MoDM, MADM and MEM: re-categorizing the software for managing mobile devices in the enterprise
Now that millions of tablets and tens of millions of smart-phones are being bought each year, additional management capabilities are required by all organizations whose employees wish to bring these to work and use them within the corporate environment. This is throwing up a myriad of new challenges. Arguably, this justifies a more extensive hierarchy which reflects the various different additional extended capabilities that are needed to satisfy an enterprise’s requirements for mobile. These might be called ‘MoDM’, ‘MADM’ and ‘MEM’.
Mobile Device Management – often reduced to MDM (which far too often is confused with that other ‘MDM’ – Meta Data Management) – is most often applied to software which assists enterprises to handle multiple mobile devices like mobile phones (and especially RIM’s Blackberries). This is an established field which emerged from the need to provide organizations with smart-phone configuration and management, including some levels of security. Many of the 40+ vendors that Constellation knows of in this space have been extending their products’ capabilities, most notably to include iOS devices (iPhones and iPads), Android devices (tablets and smart-phones) and (for some vendors) other devices like Windows Mobile, RIM’s QNX (used on the Playbook) and even Nokia’s fading Symbian. To remove the confusion with ‘traditional MDM’, this category might now be more happily referred to as MoDM.
MADM – Mobile Apps and Data Management – goes a distinct stage further than mobile phone configuration and management. With the purchase of smart-phones and tablets by the millions or tens of millions, the new endpoint to secure is less and less the device and more and more about the apps and data that run on each device. The issues here concern security and compliance but with an added complication. BYOD (Bring Your Own Device) is the term used to describe the reality* that ever more people are buying their own smart-phones and/or tablets, rather than their employer buying enterprise-dedicated devices – which has been the expectation for PCs and even for Blackberries. This different ownership generates a conflict of interest: the BYOD device is the property of the employee who may be happy to use it to support the organization’s objectives, but not if the organization insists on taking control of the device; at the same time organizations must avoid compromising their security of data and applications. One extreme approach is to forbid non-enterprise devices from being used for corporate purposes – but this has minimal chance of succeeding (except in certain circumstance, like secure government use). The previous mid-way solution – to provide a corporate mobile phone to employees with employees being responsible for any personal mobile phone – is less practical as mobile devices add capabilities and processing power. Furthermore, the sandbox model of both iOS and Android combines app and data so that the client/server approach used with PCs (and early smart-phones) in the past is no longer adequate to maintain adequate separation (then the data was on the sever and only presented on the client whereas now it may be within the app). MADM refers, therefore, to a category of solution which addresses the management of mobile device apps and data so that personal and organizational apps and data are kept distinct while still observing both the device owner’s interests and the requirements of the organization.
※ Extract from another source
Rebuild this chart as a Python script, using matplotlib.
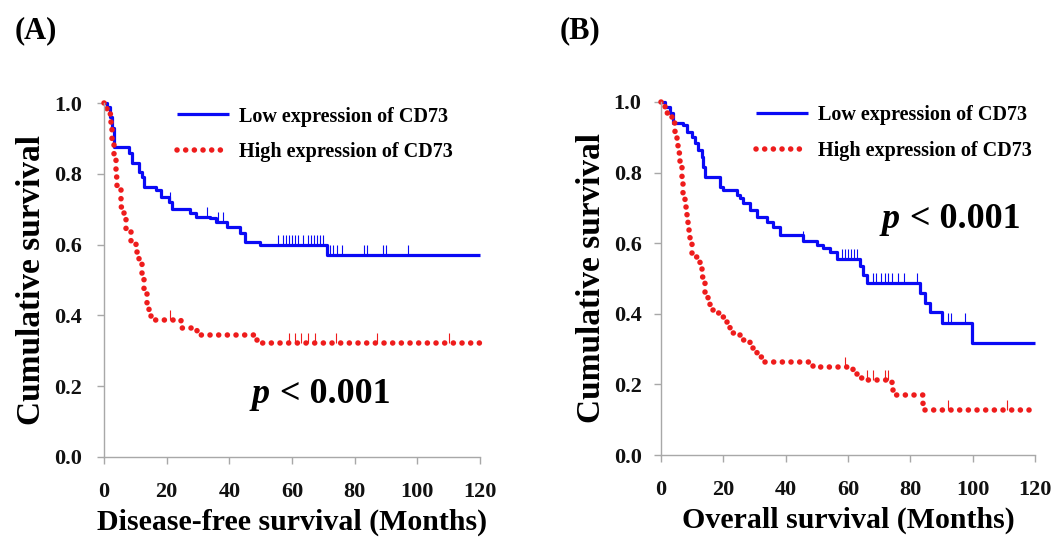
import matplotlib
matplotlib.use("Agg")
import matplotlib.pyplot as plt
import numpy as np

plt.rcParams['font.family'] = ['Liberation Serif', 'DejaVu Serif']
plt.rcParams['font.weight'] = 'bold'

# (A) disease-free survival
dfs_low_t = [0, 1.0, 2.0, 2.6, 3.2, 8, 9, 11.2, 12.2, 12.8, 16.7, 18.3, 20.9, 21.8,
             27.3, 29.5, 33.7, 35.9, 39.1, 43.3, 44.9, 49.7, 71.2]
dfs_low_s = [1.0, 0.99, 0.96, 0.93, 0.876, 0.86, 0.83, 0.805, 0.79, 0.763, 0.754, 0.735,
             0.72, 0.70, 0.69, 0.678, 0.675, 0.664, 0.65, 0.633, 0.607, 0.599, 0.571]
dfs_low_cens = [21, 33, 36.5, 38, 55.5, 57, 58, 59, 60, 61, 62, 63.5, 65, 66, 67, 68, 69, 70,
                72, 73, 74.5, 76, 83, 84, 89, 90, 97]

dfs_high_t = [0, 1, 2.2, 2.6, 3.2, 3.9, 4.2, 5.5, 6.4, 7.1, 8.7, 10.3, 11.2, 12.2, 12.8,
              13.8, 14.4, 15.1, 24.7, 29.8, 48.7]
dfs_high_s = [1.0, 0.97, 0.93, 0.895, 0.847, 0.79, 0.754, 0.706, 0.678, 0.641, 0.605, 0.58,
              0.55, 0.51, 0.472, 0.435, 0.41, 0.387, 0.364, 0.345, 0.322]
dfs_high_cens = [21, 59, 61, 63, 65, 67.5, 74, 87, 110]

# (B) overall survival
os_low_t = [0, 1.3, 2.9, 3.8, 7.1, 8.3, 9.9, 10.9, 11.9, 13.2, 13.5, 14.1, 18.9, 19.9,
            24.4, 25.3, 26.3, 28.6, 30.8, 34, 35.9, 38.2, 45.6, 50, 52, 54.2, 56.5, 63.8,
            64.8, 66, 83, 84.7, 86.3, 90.1, 99.8]
os_low_s = [1.0, 0.986, 0.969, 0.94, 0.935, 0.915, 0.90, 0.884, 0.864, 0.844, 0.816, 0.788,
            0.76, 0.75, 0.737, 0.728, 0.714, 0.694, 0.674, 0.66, 0.646, 0.623, 0.605, 0.595,
            0.585, 0.575, 0.556, 0.535, 0.51, 0.487, 0.459, 0.43, 0.405, 0.374, 0.317]
os_low_cens = [45.6, 58, 59, 60, 61, 62, 63, 68, 69, 70.5, 72, 73, 74, 76, 78, 82, 92, 93, 97.5]

os_high_t = [0, 1.3, 3.5, 4.5, 5.1, 5.5, 6.1, 6.7, 7.1, 7.7, 8.3, 8.7, 9.3, 9.9, 12.5,
             13.2, 13.5, 14.1, 15.1, 15.7, 18, 19.9, 21.2, 22.1, 25.3, 28.6, 29.5, 30.8,
             32.7, 47.8, 48.8, 61.6, 62.9, 64.8, 74.1, 74.5, 84.1]
os_high_s = [1.0, 0.969, 0.94, 0.912, 0.884, 0.855, 0.816, 0.779, 0.742, 0.703, 0.666, 0.637,
             0.609, 0.561, 0.533, 0.505, 0.487, 0.459, 0.43, 0.411, 0.402, 0.391, 0.374, 0.346,
             0.326, 0.306, 0.292, 0.278, 0.263, 0.255, 0.249, 0.241, 0.218, 0.212, 0.184,
             0.17, 0.127]
os_high_cens = [59, 66, 68, 72, 73, 92, 111]

x_ticks = [0, 20, 40, 60, 80, 100, 120]
y_ticks = [0.0, 0.2, 0.4, 0.6, 0.8, 1.0]
labels = ['Low expression of CD73', 'High expression of CD73']

BLUE = '#0a0af5'
RED = '#ee1c1c'
RED_DOTS = (0, (0.01, 1.55))


def km(ax, t, s, cens, color, ls, lw):
    t = list(t) + [120]
    s = list(s) + [s[-1]]
    line, = ax.step(t, s, where='post', color=color, linestyle=ls, lw=lw,
                    dash_capstyle='round', solid_capstyle='butt', clip_on=False)
    idx = np.searchsorted(t, cens, side='right') - 1
    cy = np.array(s)[idx]
    ax.plot(cens, cy, linestyle='none', marker=2, ms=7, mew=0.8, color=color)
    return line


fig = plt.figure(figsize=(10.56, 5.45), dpi=100)
axA = fig.add_axes([0.0985, 0.1615, 0.356, 0.6495])
axB = fig.add_axes([0.626, 0.165, 0.354, 0.648])

# axis, x label, p-value position (data), legend anchor (axes), y tick pad
panels = [
    (axA, dfs_low_t, dfs_low_s, dfs_low_cens, dfs_high_t, dfs_high_s, dfs_high_cens,
     'Disease-free survival (Months)', (53, 0.153), (0.195, 0.99), 11),
    (axB, os_low_t, os_low_s, os_low_cens, os_high_t, os_high_s, os_high_cens,
     'Overall survival (Months)', (76.7, 0.643), (0.255, 0.99), 9),
]

for ax, lt, ls_, lc, ht, hs, hc, xlab, ppos, legpos, ypad in panels:
    h1 = km(ax, lt, ls_, lc, BLUE, '-', 2.3)
    h2 = km(ax, ht, hs, hc, RED, RED_DOTS, 4.0)
    ax.set_xlim(0, 120)
    ax.set_ylim(0, 1.0)
    ax.set_xticks(x_ticks)
    ax.set_yticks(y_ticks)
    ax.set_yticklabels(['%.1f' % v for v in y_ticks])
    for sp in ['top', 'right']:
        ax.spines[sp].set_visible(False)
    for sp in ['left', 'bottom']:
        ax.spines[sp].set_color('#a8a8a8')
        ax.spines[sp].set_linewidth(1.0)
    ax.tick_params(colors='#a8a8a8', length=5, width=1, labelsize=16, labelcolor='#111111')
    ax.tick_params(axis='y', pad=ypad)
    ax.tick_params(axis='x', pad=13)
    ax.set_xlabel(xlab, fontsize=21.5, fontweight='bold', labelpad=5)
    ax.set_ylabel('Cumulative survival', fontsize=24, fontweight='bold', labelpad=5)
    ax.text(ppos[0], ppos[1], 'p', fontsize=26, fontweight='bold', style='italic',
            ha='right', va='baseline')
    ax.text(ppos[0] + 0.3, ppos[1], ' < 0.001', fontsize=26, fontweight='bold',
            ha='left', va='baseline')
    ax.legend([h1, h2], labels, loc='upper left', bbox_to_anchor=legpos, frameon=False,
              fontsize=14.5, handlelength=2.55, handletextpad=0.5, labelspacing=0.78,
              borderaxespad=0, borderpad=0)

fig.text(0.034, 0.943, '(A)', fontsize=22, fontweight='bold', ha='center', va='center')
fig.text(0.549, 0.943, '(B)', fontsize=22, fontweight='bold', ha='center', va='center')

fig.savefig('out.png', dpi=100)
MEM – Mobile Enterprise Management – goes beyond MADM. MEM should provide the total solution (including the functions of MoDM and MADM) within an architected approach that manages everything from: deployment and delivery of apps/data to and from devices; a delineated separation between app developers, whether internal or external, administrators and users; the capability to handle multiple destination platforms (preferably without needing separate functions to be developed); and adaptability as platforms change. MEM must also be able to scale (to tens of thousands or more users) and operate across boundaries (organizational, political, geographical, etc.). It must be able to distinguish between point and policy requirements, for example whether storage can be local temporarily for when someone is offline, and be able to police as well as verify this. All this must occur while recognizing the need to observe relevant regulatory and legislative requirements (SOXX, HIPAA, etc.) and provide the necessary supporting documentation to demonstrate that compliance.
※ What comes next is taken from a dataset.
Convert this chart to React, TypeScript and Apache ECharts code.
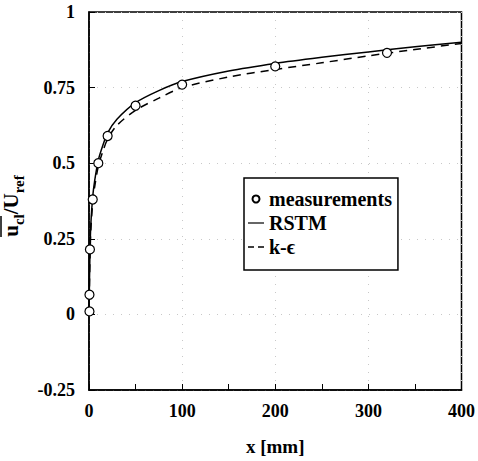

MoDM today is broadly mature, but limited. MADM is becoming a bigger and bigger concern, at least in those organizations that understand the issues. MEM is broader and deeper still. Indeed MEM, to work, requires some form of architected approach so that, for example, compliance is provable.
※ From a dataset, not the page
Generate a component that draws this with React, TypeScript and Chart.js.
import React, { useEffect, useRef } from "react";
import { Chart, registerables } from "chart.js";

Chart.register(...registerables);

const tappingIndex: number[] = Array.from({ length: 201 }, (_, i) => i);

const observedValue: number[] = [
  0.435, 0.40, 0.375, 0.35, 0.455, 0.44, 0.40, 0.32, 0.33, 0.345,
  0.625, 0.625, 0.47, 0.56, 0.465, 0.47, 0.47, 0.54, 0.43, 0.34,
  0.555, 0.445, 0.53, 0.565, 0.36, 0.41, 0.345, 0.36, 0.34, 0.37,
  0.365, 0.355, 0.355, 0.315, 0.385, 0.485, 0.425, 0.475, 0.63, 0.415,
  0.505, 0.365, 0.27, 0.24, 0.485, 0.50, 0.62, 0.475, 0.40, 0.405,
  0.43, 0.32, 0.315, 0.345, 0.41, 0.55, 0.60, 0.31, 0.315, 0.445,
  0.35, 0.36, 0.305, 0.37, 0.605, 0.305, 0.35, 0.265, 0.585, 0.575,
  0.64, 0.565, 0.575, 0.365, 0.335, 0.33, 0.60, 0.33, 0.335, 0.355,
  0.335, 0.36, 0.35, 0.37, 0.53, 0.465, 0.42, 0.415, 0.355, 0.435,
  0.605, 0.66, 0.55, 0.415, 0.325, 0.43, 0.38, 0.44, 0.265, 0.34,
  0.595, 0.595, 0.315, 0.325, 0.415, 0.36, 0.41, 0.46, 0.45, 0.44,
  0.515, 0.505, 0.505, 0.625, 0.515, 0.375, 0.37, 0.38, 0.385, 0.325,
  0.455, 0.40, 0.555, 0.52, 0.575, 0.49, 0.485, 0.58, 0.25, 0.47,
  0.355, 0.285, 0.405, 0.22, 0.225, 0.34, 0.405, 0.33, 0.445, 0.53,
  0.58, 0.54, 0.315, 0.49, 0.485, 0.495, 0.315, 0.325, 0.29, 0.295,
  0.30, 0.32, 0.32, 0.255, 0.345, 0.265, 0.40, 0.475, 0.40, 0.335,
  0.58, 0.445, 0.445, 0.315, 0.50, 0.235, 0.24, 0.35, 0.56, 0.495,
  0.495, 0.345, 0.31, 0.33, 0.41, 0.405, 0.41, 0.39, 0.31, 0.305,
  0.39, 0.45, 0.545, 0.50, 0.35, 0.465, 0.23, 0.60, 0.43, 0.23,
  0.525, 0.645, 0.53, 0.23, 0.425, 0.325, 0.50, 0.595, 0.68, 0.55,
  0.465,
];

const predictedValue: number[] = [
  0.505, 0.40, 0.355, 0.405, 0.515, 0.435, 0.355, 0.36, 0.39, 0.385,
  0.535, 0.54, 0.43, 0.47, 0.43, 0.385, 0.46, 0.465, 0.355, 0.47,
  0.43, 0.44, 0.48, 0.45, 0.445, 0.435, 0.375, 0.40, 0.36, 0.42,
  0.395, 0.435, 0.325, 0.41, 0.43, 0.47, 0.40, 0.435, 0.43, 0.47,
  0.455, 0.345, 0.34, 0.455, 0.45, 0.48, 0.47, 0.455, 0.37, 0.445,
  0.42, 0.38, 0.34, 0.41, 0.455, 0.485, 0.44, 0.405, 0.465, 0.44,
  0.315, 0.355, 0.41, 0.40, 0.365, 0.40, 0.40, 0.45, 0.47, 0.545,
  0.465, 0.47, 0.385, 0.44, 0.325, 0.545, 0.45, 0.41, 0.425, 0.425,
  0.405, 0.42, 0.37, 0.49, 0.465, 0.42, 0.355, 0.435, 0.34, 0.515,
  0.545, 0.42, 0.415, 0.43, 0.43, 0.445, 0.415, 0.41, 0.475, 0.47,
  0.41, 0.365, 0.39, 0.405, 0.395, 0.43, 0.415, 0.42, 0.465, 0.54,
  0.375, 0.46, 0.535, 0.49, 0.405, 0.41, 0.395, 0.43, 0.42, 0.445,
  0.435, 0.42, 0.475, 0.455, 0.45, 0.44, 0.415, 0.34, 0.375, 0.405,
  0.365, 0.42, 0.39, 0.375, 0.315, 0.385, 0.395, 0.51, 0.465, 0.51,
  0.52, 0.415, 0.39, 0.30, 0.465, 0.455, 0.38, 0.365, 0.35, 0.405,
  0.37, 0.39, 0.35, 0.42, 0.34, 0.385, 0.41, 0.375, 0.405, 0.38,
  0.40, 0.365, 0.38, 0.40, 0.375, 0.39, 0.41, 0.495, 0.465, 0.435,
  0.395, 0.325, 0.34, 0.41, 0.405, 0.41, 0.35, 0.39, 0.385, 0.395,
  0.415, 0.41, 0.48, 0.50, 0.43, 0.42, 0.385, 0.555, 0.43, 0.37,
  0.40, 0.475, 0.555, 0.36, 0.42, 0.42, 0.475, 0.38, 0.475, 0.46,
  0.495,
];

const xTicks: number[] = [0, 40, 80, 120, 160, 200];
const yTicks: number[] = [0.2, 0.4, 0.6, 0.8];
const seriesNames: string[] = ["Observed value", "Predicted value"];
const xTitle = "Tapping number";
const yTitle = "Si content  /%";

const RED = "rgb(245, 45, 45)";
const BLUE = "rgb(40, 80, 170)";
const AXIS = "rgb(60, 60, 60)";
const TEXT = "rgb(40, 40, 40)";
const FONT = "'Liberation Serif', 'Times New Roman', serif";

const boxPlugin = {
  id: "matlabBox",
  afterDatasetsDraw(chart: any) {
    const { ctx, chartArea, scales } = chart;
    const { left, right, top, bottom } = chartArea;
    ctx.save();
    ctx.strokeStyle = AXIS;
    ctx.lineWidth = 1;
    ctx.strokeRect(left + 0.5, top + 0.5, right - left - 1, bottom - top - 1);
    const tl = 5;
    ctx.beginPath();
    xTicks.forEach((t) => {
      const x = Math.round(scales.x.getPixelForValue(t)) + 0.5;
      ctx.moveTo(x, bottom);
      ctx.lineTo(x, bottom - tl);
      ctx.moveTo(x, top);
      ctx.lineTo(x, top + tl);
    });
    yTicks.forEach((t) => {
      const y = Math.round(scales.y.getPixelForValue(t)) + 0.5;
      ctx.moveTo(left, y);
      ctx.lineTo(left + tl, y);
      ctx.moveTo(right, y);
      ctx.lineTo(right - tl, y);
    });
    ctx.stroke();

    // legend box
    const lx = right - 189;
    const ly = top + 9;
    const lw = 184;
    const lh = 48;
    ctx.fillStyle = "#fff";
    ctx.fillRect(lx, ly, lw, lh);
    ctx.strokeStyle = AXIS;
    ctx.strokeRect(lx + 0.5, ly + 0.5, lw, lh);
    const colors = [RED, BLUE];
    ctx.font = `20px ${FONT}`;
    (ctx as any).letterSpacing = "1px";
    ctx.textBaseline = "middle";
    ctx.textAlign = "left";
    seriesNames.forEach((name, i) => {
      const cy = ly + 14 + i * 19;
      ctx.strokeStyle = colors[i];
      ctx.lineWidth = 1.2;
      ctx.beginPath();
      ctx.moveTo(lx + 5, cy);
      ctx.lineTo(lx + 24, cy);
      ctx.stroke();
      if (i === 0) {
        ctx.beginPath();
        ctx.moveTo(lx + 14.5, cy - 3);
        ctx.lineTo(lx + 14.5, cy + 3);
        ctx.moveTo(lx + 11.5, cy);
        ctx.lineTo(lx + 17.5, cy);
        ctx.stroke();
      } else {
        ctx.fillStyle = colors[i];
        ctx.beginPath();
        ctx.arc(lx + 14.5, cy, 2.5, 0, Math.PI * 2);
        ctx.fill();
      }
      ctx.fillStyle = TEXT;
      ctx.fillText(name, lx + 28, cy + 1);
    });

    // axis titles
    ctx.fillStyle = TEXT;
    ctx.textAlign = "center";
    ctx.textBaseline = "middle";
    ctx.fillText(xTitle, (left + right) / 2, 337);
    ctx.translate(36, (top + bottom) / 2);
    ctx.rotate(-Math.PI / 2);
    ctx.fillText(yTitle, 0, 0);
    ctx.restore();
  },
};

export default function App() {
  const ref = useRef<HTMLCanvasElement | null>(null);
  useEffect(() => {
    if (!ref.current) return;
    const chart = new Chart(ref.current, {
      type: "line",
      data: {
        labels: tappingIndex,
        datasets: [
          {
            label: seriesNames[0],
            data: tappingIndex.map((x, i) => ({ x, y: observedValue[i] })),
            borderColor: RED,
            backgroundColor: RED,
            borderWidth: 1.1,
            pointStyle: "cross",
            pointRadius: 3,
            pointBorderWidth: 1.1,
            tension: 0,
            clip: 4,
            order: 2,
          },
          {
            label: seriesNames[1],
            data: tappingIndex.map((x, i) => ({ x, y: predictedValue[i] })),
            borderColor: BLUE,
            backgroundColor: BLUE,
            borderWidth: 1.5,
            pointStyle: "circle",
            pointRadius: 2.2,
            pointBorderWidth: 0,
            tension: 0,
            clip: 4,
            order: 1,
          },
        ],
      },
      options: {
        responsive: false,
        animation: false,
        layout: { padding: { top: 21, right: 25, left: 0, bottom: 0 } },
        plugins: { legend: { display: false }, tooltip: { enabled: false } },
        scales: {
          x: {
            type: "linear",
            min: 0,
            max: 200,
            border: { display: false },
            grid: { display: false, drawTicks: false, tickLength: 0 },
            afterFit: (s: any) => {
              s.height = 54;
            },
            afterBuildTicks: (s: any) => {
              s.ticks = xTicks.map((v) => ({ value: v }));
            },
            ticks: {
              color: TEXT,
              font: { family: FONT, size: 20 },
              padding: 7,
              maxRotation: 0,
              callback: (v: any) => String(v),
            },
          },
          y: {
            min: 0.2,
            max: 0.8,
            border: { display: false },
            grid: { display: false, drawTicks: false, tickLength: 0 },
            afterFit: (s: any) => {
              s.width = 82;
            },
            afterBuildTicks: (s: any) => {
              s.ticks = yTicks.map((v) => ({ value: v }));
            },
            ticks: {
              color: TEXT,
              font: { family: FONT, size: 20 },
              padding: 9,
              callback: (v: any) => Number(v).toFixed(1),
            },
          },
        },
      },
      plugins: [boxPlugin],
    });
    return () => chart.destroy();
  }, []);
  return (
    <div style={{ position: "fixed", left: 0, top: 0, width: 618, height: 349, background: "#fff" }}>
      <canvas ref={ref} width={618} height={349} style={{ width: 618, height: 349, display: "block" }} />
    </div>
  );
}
MADM and MEM solutions are emerging. Enterprises that wish to accommodate BYOD (after all this has attractions as it can reduce capital costs and maintenance) while also keeping employees productive need to take action. They must understand that MADM and MEM are different to and move beyond MoDM – which is why these additional categories are desirable. They draw attention where enterprises need to focus.
* for example, see Consumerization of IT report (September 2011) from Dimension Research which found that “87% of employees use personal devices for work”.
Note 1 Constellation will shortly be producing a Quark (short report) which explores what clients should expect from each of MoDM, MADM and MEM. This will be followed by a Constellation Report which examines the vendors which supply MoDM, MADM and MEM.
Note 2 Constellation is researching the potential for a Constellation Enterprise Mobility Maturity Index (CEMMI) via which enterprises can self-assess their current and future positioning, and compare this to other enterprises.